Reading patient data manually takes a huge amount of time. Hence, U.S. Scientists have developed a new, automated, AI-based algorithm that can learn to read patient data from Electronic Health Records (EHR). The scientists, in a side-by-side comparison, showed that their method accurately identified patients with certain diseases as well as the traditional, “gold-standard” method, which requires much more manual labour to develop and perform.
There continues to be an explosion in the amount and types of data electronically stored in a patient’s medical record. Extracting and analysing this complex web of data can be highly ineffective, thus slowing advancements in clinical research.
In this study, we created a new method for mining data from electronic health records with machine learning that is faster and less labour intensive than the industry standard. We hope that this will be a valuable tool that will facilitate further, and less biased, research in clinical informatics.
– Assistant Professor of Genetics and Genomic Sciences
Currently, to mine medical records for new information, scientists rely on a set of established computer programmes or algorithms. A system called the Phenotype Knowledgebase (PheKB) manages the development and storage of these algorithms. While the system is highly effective at correctly identifying a patient diagnosis, the process of developing an algorithm can be very time-consuming and inflexible.
For instance, when researchers want to study disease. They first have to scour through all the medical records to look for relevant information, such as certain lab tests or prescriptions, which are uniquely associated with the disease.
They then programme the algorithm that guides the computer to search for patients who have those disease-specific pieces of data, which constitute a “phenotype”. In turn, the list of patients identified by the computer needs to be manually double-checked by researchers. Each time researchers want to study a new disease, they have to restart the process from scratch. In this study, the researchers tried a different approach in which the computer learns on its own, such as how to spot disease phenotypes and thus save researchers time and effort.

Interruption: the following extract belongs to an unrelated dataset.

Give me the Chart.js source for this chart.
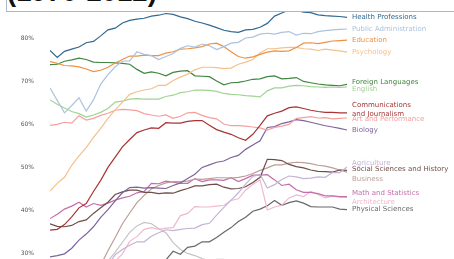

A senior author of the study stated that, previously, the researchers showed that unsupervised machine learning could be a highly efficient and effective strategy for mining EHR. The potential advantage of their approach is that it learns representations of diseases from the data itself. Therefore, the machine does much of the work experts would normally do to define the combination of data elements from health records that best describes a particular disease.
Essentially, a computer was programmed to scour through millions of EHR and learn how to find connections between data and diseases. This programming relied on “embedding” algorithms that had been previously developed by other researchers, such as linguists, to study word networks in various languages. One of the algorithms, called word2vec, was particularly effective. Then, the computer was programmed to use what it learned to identify the diagnoses of nearly 2 million patients whose data was stored in the health system.
Finally, the researchers compared the effectiveness between the new and the old systems. For nine out of ten diseases tested, they found that the new Phe2vec system was as effective as, or performed slightly better than, the gold standard phenotyping process at correctly identifying diagnoses from EHR.
Overall the results are encouraging and suggest that the system is a promising technique for large-scale phenotyping of diseases in EHR data. With further testing and refinement, they hope that it could be used to automate many of the initial steps of clinical informatics research, thus allowing scientists to focus their efforts on downstream analyses like predictive modelling.